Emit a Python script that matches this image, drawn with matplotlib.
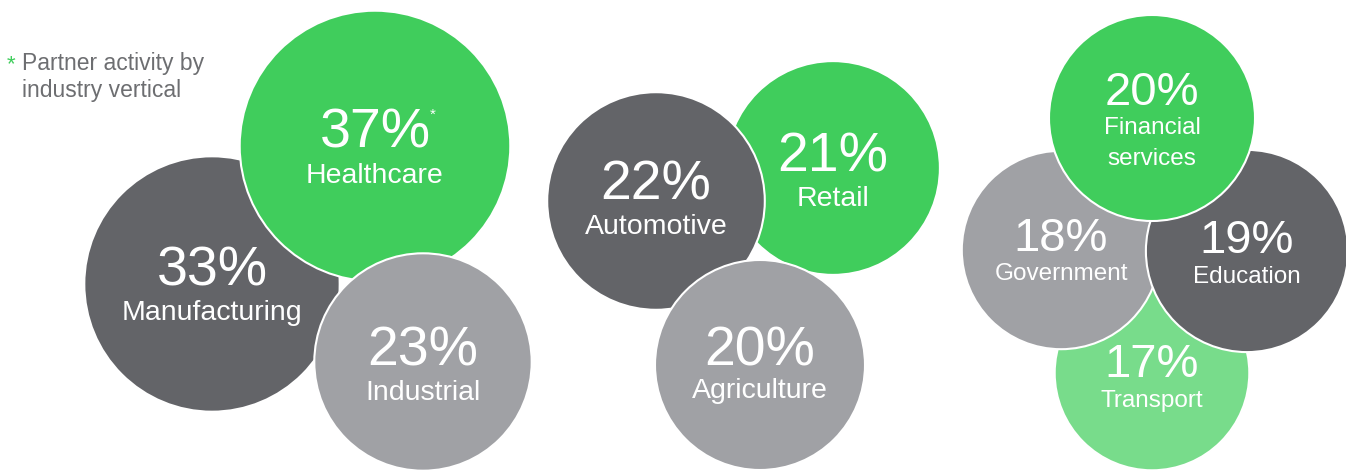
import matplotlib
matplotlib.use("Agg")
import matplotlib.pyplot as plt
from matplotlib.patches import Circle

plt.rcParams['font.family'] = ['Liberation Sans', 'DejaVu Sans']

# ---- data ----
industries = ["Manufacturing", "Healthcare", "Industrial",
              "Retail", "Automotive", "Agriculture",
              "Transport", "Government", "Education", "Financial\nservices"]
shares = [33, 37, 23, 21, 22, 20, 17, 18, 19, 20]
footnote = "Partner activity by\nindustry vertical"

# ---- layout (pixel space, y down) ----
centers = [(212, 284), (375, 146), (423, 362),
           (833, 168), (656, 201), (760, 365),
           (1152, 373), (1061, 250), (1247, 251), (1152, 118)]
pct_baseline = [285, 148, 365, 171, 199, 365, 377, 251, 253, 105]
lab_baseline = [320, 183, 400, 206, 234, 398, 407, 280, 283, 134]
group = [0, 0, 0, 1, 1, 1, 2, 2, 2, 2]

GREEN = "#40CD5C"
LGREEN = "#78DC8B"
DARK = "#636468"
LGRAY = "#A0A1A5"
colors = [DARK, GREEN, LGRAY, GREEN, DARK, LGRAY, LGREEN, LGRAY, DARK, GREEN]

W, H = 1346, 471
fig = plt.figure(figsize=(W / 100, H / 100), dpi=100)
ax = fig.add_axes([0, 0, 1, 1])
ax.set_xlim(0, W)
ax.set_ylim(H, 0)
ax.axis("off")

def radius(v, g):
    return (65 if g == 0 else 67 if g == 1 else 65) + 1.9 * v

for i, (name, v) in enumerate(zip(industries, shares)):
    cx, cy = centers[i]
    r = radius(v, group[i])
    ax.add_patch(Circle((cx, cy), r, facecolor=colors[i], edgecolor="white",
                        linewidth=1.5, zorder=2 * i + 1))
    big = 40 if group[i] < 2 else 34
    small = 20.5 if group[i] < 2 else 17.5
    ax.text(cx, pct_baseline[i], f"{v}%", color="white", fontsize=big,
            ha="center", va="baseline", zorder=2 * i + 2)
    for k, line in enumerate(name.split("\n")):
        ax.text(cx, lab_baseline[i] + k * 31, line, color="white", fontsize=small,
                ha="center", va="baseline", zorder=2 * i + 2)
    if name == "Healthcare":
        ax.text(cx + 55, pct_baseline[i] - 29, "*", color="white", fontsize=11,
                ha="left", va="baseline", zorder=2 * i + 2)

ax.text(7, 70, "*", color=GREEN, fontsize=16, ha="left", va="baseline")
for k, line in enumerate(footnote.split("\n")):
    ax.text(22, 70 + k * 27, line, color="#6D6E71", fontsize=16.5,
            ha="left", va="baseline")

fig.savefig("out.png", dpi=100)
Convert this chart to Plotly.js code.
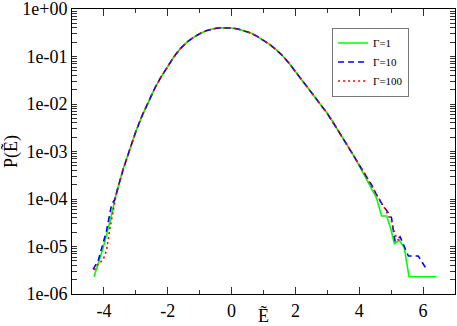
<!DOCTYPE html>
<html>
<head>
<meta charset="utf-8">
<script src="https://cdn.plot.ly/plotly-3.0.1.min.js"></script>
<style>
  html, body { margin: 0; padding: 0; background: #fff; }
  #plotArea { width: 457px; height: 326px; }
</style>
</head>
<body>
<div id="plotArea"></div>
<script>
// shared central part of the distribution (all three curves coincide here)
var bodyE = [-3.6, -3.4, -3.2, -3.0, -2.8, -2.6, -2.4, -2.2, -2.0, -1.8, -1.6, -1.4, -1.2, -1.0,
             -0.8, -0.6, -0.4, -0.2, 0.0, 0.2, 0.4, 0.6, 0.8, 1.0, 1.2, 1.4, 1.6, 1.8, 2.0,
             2.2, 2.4, 2.6, 2.8, 3.0, 3.2, 3.4, 3.6, 3.8];
var bodyP = [1.41e-4, 4.17e-4, 1.05e-3, 2.63e-3, 5.75e-3, 1.17e-2, 2.19e-2, 3.80e-2, 6.31e-2, 0.100,
             0.148, 0.200, 0.251, 0.302, 0.347, 0.380, 0.400, 0.406, 0.398, 0.380, 0.351, 0.313,
             0.266, 0.221, 0.178, 0.138, 0.1035, 0.0724, 0.0479, 0.0324, 0.0219, 0.0145, 9.55e-3,
             6.31e-3, 3.89e-3, 2.40e-3, 1.48e-3, 8.7e-4];

// tails, Gamma = 1
var g1LeftE = [-4.31, -4.13, -4.02, -3.81, -3.66];
var g1LeftP = [2.3e-6, 5.9e-6, 9.5e-6, 3.4e-5, 9.8e-5];
var g1RightE = [4.0, 4.2, 4.33, 4.54, 4.70, 4.86, 4.99, 5.10, 5.25, 5.41, 5.56, 6.42];
var g1RightP = [5.0e-4, 2.8e-4, 2.0e-4, 1.05e-4, 4.4e-5, 4.4e-5, 2.3e-5, 1.15e-5, 1.35e-5, 9.5e-6, 2.3e-6, 2.3e-6];

// tails, Gamma = 10
var g10LeftE = [-4.34, -4.18, -3.92, -3.76, -3.66];
var g10LeftP = [3.3e-6, 5.0e-6, 2.1e-5, 7.6e-5, 9.8e-5];
var g10RightE = [4.0, 4.2, 4.4, 4.55, 4.70, 4.91, 5.01, 5.07, 5.12, 5.28, 5.43, 5.54, 5.85, 6.11];
var g10RightP = [5.2e-4, 3.2e-4, 1.9e-4, 1.2e-4, 8.1e-5, 5.1e-5, 4.0e-5, 2.1e-5, 1.3e-5, 1.6e-5, 9.5e-6, 6.3e-6, 6.3e-6, 3.3e-6];

// tails, Gamma = 100
var g100LeftE = [-4.30, -4.23, -4.02, -3.92, -3.81, -3.66];
var g100LeftP = [3.2e-6, 3.9e-6, 5.4e-6, 8.1e-6, 2.45e-5, 9.8e-5];
var g100RightE = [4.0, 4.2, 4.4, 4.6, 4.8, 5.01, 5.10, 5.2, 5.33];
var g100RightP = [5.2e-4, 3.2e-4, 1.8e-4, 1.07e-4, 6.3e-5, 3.4e-5, 1.95e-5, 1.4e-5, 1.35e-5];

var xTickVals = [-4, -2, 0, 2, 4, 6];
var xTickText = ["-4", "-2", "0", "2", "4", "6"];
var yTickVals = [1, 1e-1, 1e-2, 1e-3, 1e-4, 1e-5, 1e-6];
var yTickText = ["1e+00", "1e-01", "1e-02", "1e-03", "1e-04", "1e-05", "1e-06"];

// minor log ticks 2..9 in every decade, unlabelled
var yMinor = [];
for (var d = -6; d < 0; d++) {
    for (var m = 2; m <= 9; m++) yMinor.push(m * Math.pow(10, d));
}
var yAllTicks = yTickVals.concat(yMinor);
var yAllText = yTickText.concat(yMinor.map(function () { return ""; }));

function curve(leftE, leftP, rightE, rightP) {
    return {x: leftE.concat(bodyE, rightE), y: leftP.concat(bodyP, rightP)};
}

var c1 = curve(g1LeftE, g1LeftP, g1RightE, g1RightP);
var c10 = curve(g10LeftE, g10LeftP, g10RightE, g10RightP);
var c100 = curve(g100LeftE, g100LeftP, g100RightE, g100RightP);

var data = [
    {x: c1.x, y: c1.y, mode: "lines", name: "\u0393=1",
     line: {color: "#00ff00", width: 1.6}},
    {x: c10.x, y: c10.y, mode: "lines", name: "\u0393=10",
     line: {color: "#0000ff", width: 1.6, dash: "6px,4px"}},
    {x: c100.x, y: c100.y, mode: "lines", name: "\u0393=100",
     line: {color: "#ff0000", width: 1.6, dash: "2px,3px"}}
];

var serif = "Liberation Serif, Times New Roman, serif";

var layout = {
    width: 457,
    height: 326,
    margin: {l: 72, r: 2, t: 9, b: 32},
    paper_bgcolor: "#fff",
    plot_bgcolor: "#fff",
    font: {family: serif, size: 18, color: "#000"},
    showlegend: true,
    legend: {
        x: 0.679, y: 0.935, xanchor: "left", yanchor: "top",
        bgcolor: "#fff", bordercolor: "#777", borderwidth: 1,
        font: {family: serif, size: 11, color: "#000"},
        itemwidth: 30, tracegroupgap: 0
    },
    xaxis: {
        range: [-5, 7],
        tickvals: xTickVals, ticktext: xTickText,
        tickfont: {family: serif, size: 18, color: "#000"},
        ticks: "inside", ticklen: 7, tickwidth: 1, tickcolor: "#333",
        minor: {dtick: 1, ticks: "inside", ticklen: 4, tickwidth: 1, tickcolor: "#333"},
        showline: true, linecolor: "#000", linewidth: 1, mirror: "ticks",
        showgrid: false, zeroline: false,
        title: {text: "\u1EBC", font: {family: serif, size: 18, color: "#000"}, standoff: 0}
    },
    yaxis: {
        type: "log",
        range: [-6, 0],
        tickmode: "array",
        tickvals: yAllTicks, ticktext: yAllText,
        tickfont: {family: serif, size: 18, color: "#000"},
        ticklabeloverflow: "allow",
        ticks: "inside", ticklen: 5, tickwidth: 1, tickcolor: "#333",
        showline: true, linecolor: "#000", linewidth: 1, mirror: "ticks",
        showgrid: false, zeroline: false,
        title: {text: "P(\u1EBC)", font: {family: serif, size: 18, color: "#000"}, standoff: 2}
    }
};

Plotly.newPlot("plotArea", data, layout, {displayModeBar: false, staticPlot: true});
</script>
</body>
</html>
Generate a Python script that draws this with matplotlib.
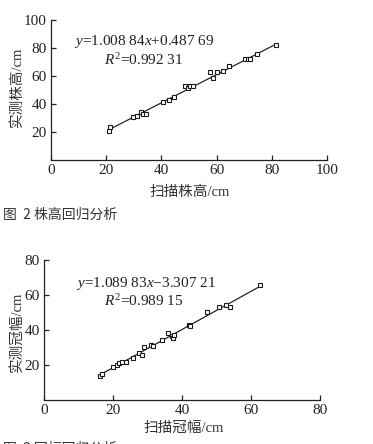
import matplotlib
matplotlib.use("Agg")
import matplotlib.pyplot as plt
import numpy as np

plt.rcParams['font.family'] = ['Liberation Serif', 'Noto Sans CJK SC', 'DejaVu Sans']
plt.rcParams['mathtext.fontset'] = 'custom'
plt.rcParams['mathtext.rm'] = 'Liberation Serif'
plt.rcParams['mathtext.it'] = 'Liberation Serif:italic'

# Plant height data (scanned vs measured)
height_scan = [21.0, 21.4, 29.8, 31.0, 32.6, 33.5, 34.3, 40.7, 42.8, 44.7, 48.6, 49.5,
               50.3, 51.6, 57.6, 58.6, 60.0, 62.4, 64.5, 70.3, 71.3, 72.1, 74.5, 81.5]
height_meas = [20.7, 23.8, 31.0, 31.7, 34.0, 33.0, 32.6, 41.2, 42.9, 44.8, 52.6, 51.2,
               52.6, 52.6, 62.9, 58.8, 62.9, 63.3, 66.9, 72.1, 72.1, 72.1, 75.7, 82.4]
height_coef = (1.00884, 0.48769)

# Crown width data (scanned vs measured)
crown_scan = [16.2, 16.7, 19.9, 21.1, 21.7, 22.5, 23.7, 25.9, 27.6, 28.3, 29.1, 31.0, 31.7,
              34.3, 35.9, 37.2, 37.5, 37.8, 42.0, 42.3, 47.2, 50.7, 52.7, 53.9, 62.6]
crown_meas = [13.9, 14.9, 18.7, 20.0, 21.0, 21.7, 21.7, 23.8, 27.0, 25.5, 30.5, 31.4, 30.9,
              34.3, 38.1, 36.6, 35.2, 37.3, 42.9, 42.3, 50.3, 53.0, 54.5, 53.0, 65.9]
crown_coef = (1.08983, -3.30721)

W, H = 373, 444
fig = plt.figure(figsize=(W / 100, H / 100), dpi=100)

def px_axes(left, top, right, bottom):
    return fig.add_axes([left / W, 1 - bottom / H, (right - left) / W, (bottom - top) / H])

def style(ax, lim, ticks_x, ticks_y):
    ax.set_xlim(0, lim)
    ax.set_ylim(0, ticks_y[-1])
    ax.set_xticks(ticks_x)
    ax.set_yticks(ticks_y)
    for s in ['top', 'right']:
        ax.spines[s].set_visible(False)
    for s in ['left', 'bottom']:
        ax.spines[s].set_linewidth(0.9)
        ax.spines[s].set_color('#222222')
    ax.tick_params(direction='in', length=3.5, width=0.9, labelsize=11,
                   colors='#222222', pad=3)

def draw(ax, xs, ys, coef):
    xs = np.array(xs); ys = np.array(ys)
    xl = np.array([xs.min(), xs.max()])
    ax.plot(xl, coef[0] * xl + coef[1], color='#1a1a1a', lw=0.85)
    ax.plot(xs, ys, linestyle='none', marker='s', markersize=3.2,
            markerfacecolor='white', markeredgecolor='#1a1a1a', markeredgewidth=0.8)

# Top chart
ax1 = px_axes(51, 20, 327, 160)
draw(ax1, height_scan, height_meas, height_coef)
style(ax1, 100, [0, 20, 40, 60, 80, 100], [20, 40, 60, 80, 100])
ax1.set_ylim(0, 100)
fig.text(74 / W, 1 - 41 / H, r'$y$=1.008 84$x$+0.487 69', fontsize=11,
         color='#222222', va='center', ha='left')
fig.text(144 / W, 1 - 60 / H, r'$R^2$=0.992 31', fontsize=11,
         color='#222222', va='center', ha='center')
fig.text(17 / W, 1 - 87 / H, '实测株高/cm', rotation=90, fontsize=10.5,
         color='#333333', va='center', ha='center')
fig.text(190 / W, 1 - 192 / H, '扫描株高/cm', fontsize=10.5,
         color='#333333', va='center', ha='center')
fig.text(3 / W, 1 - 215 / H, '图  2 株高回归分析', fontsize=10,
         family=['Noto Sans CJK SC', 'DejaVu Sans'], color='#333333', va='center', ha='left')

# Bottom chart
ax2 = px_axes(44, 260, 320, 400)
draw(ax2, crown_scan, crown_meas, crown_coef)
style(ax2, 80, [0, 20, 40, 60, 80], [20, 40, 60, 80])
ax2.set_ylim(0, 80)
fig.text(76 / W, 1 - 283 / H, r'$y$=1.089 83$x$$-$3.307 21', fontsize=11,
         color='#222222', va='center', ha='left')
fig.text(144 / W, 1 - 301 / H, r'$R^2$=0.989 15', fontsize=11,
         color='#222222', va='center', ha='center')
fig.text(17 / W, 1 - 332 / H, '实测冠幅/cm', rotation=90, fontsize=10.5,
         color='#333333', va='center', ha='center')
fig.text(184 / W, 1 - 428 / H, '扫描冠幅/cm', fontsize=10.5,
         color='#333333', va='center', ha='center')
fig.text(3 / W, 1 - 449 / H, '图  3 冠幅回归分析', fontsize=10,
         family=['Noto Sans CJK SC', 'DejaVu Sans'], color='#333333', va='center', ha='left')

fig.savefig('out.png', dpi=100)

* _DIRECTIVE_:
Keep the pictures out, and extract only the lines that begin at the one containing "Generate a Python" and end at the one containing "import numpy as np", inclusive.

* _FULL OUTPUT_:
Generate a Python script that draws this with matplotlib.
import matplotlib
matplotlib.use("Agg")
import matplotlib.pyplot as plt
import numpy as np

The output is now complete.